Comme je l’ai raconté dans mon dernier texte, mon mari et moi soulignerons le quatrième anniversaire de décès de notre fille le 12 février prochain. Chaque année, cette journée m’amène à faire le point sur mon deuil. Elle m’oblige à m’arrêter et à me centrer sur ce que je ressens.

Aujourd'hui, je constate que la tristesse, la colère et l’incompréhension sont moins intenses que lors des premiers mois. Par contre, elles sont toujours présentes et mon sentiment d’ennui, lui, s'amplife. Plus les années passent et plus le dernier moment passé avec ma fille semble s'éloigner de moi. 

Afin de mieux comprendre ce que je vis, j’ai discuté à quelques reprises avec des parents qui ont aussi perdu un enfant. Je constate que, même après 20 ans, leurs yeux se remplissent souvent de larmes lorsqu'ils évoquent leur enfant décédé. Comme eux, je porterai sans doute en moi la mort de ma fille toute ma vie, même si elle y occupe maintenant une place moins envahissante.

Quatre ans plus tard, je ressens toujours ce que j'appelle des creux de vagues. Il s'agit de ces moments durant lesquels la tristesse et l’ennui s’accentuent soudainement. Ils peuvent survenir lorsque je regarde des photos de ma fille, lorsque j'écoute une chanson qui me fait penser à elle ou aux anniversaires. Ils peuvent aussi survenir à mon insu et me prendre par surprise, dans une allée d'épicerie par exemple!

Il m’arrive également de ressentir une émotion qui est souvent taboue face à la mort d’un proche, surtout face à celle d’un enfant : le soulagement. Ou plutôt le sentiment que ma fille est enfin en paix. Comprenez-moi bien, jamais je n’ai voulu qu’elle parte. Par contre, tous les jours de son existence, j’ai souhaité qu’elle cesse de souffrir. J’aurais tout donné pour souffrir à sa place. Lorsqu’elle est décédée doucement dans son sommeil, j’ai compris que c’est ce qui se produisait. Ma fille ne souffrait plus, mais je connaissais les pires souffrances et j’allais les porter en moi pour le reste de ma vie.

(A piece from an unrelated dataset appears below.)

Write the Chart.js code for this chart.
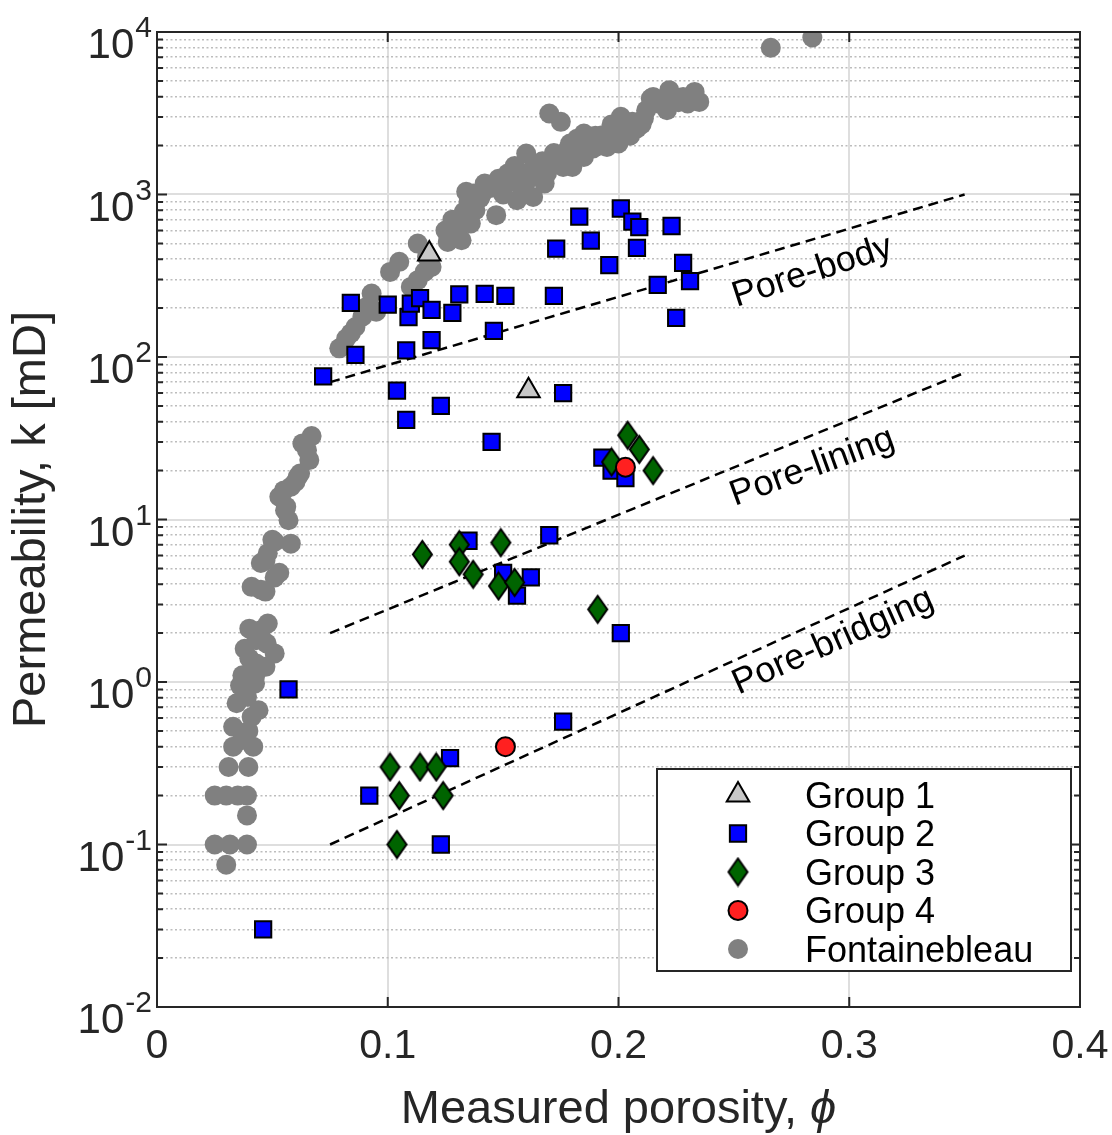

Ma fille était polyhandicapée en raison d’un syndrome génétique rare. Ce syndrome était aussi associé à beaucoup d’irritabilité neurologique et probablement à une perception amplifiée de la douleur. Elle pleurait donc presque constamment. Nous ne saurons jamais à quel point et de quelle façon elle souffrait, mais ses pleurs quasi constantes nous laissaient croire qu’elle n’était pas bien. Malheureusement, toutes nos tentatives pour la soulager étaient vouées à l’échec. Ma seule «consolation» est donc qu’elle ne souffre plus. Cette consolation est toutefois bien maigre en comparaison avec la peine et l’ennuie qui persistent malgré le temps qui passe.

Avez-vous vécu un deuil? Comment il évolue avec les années?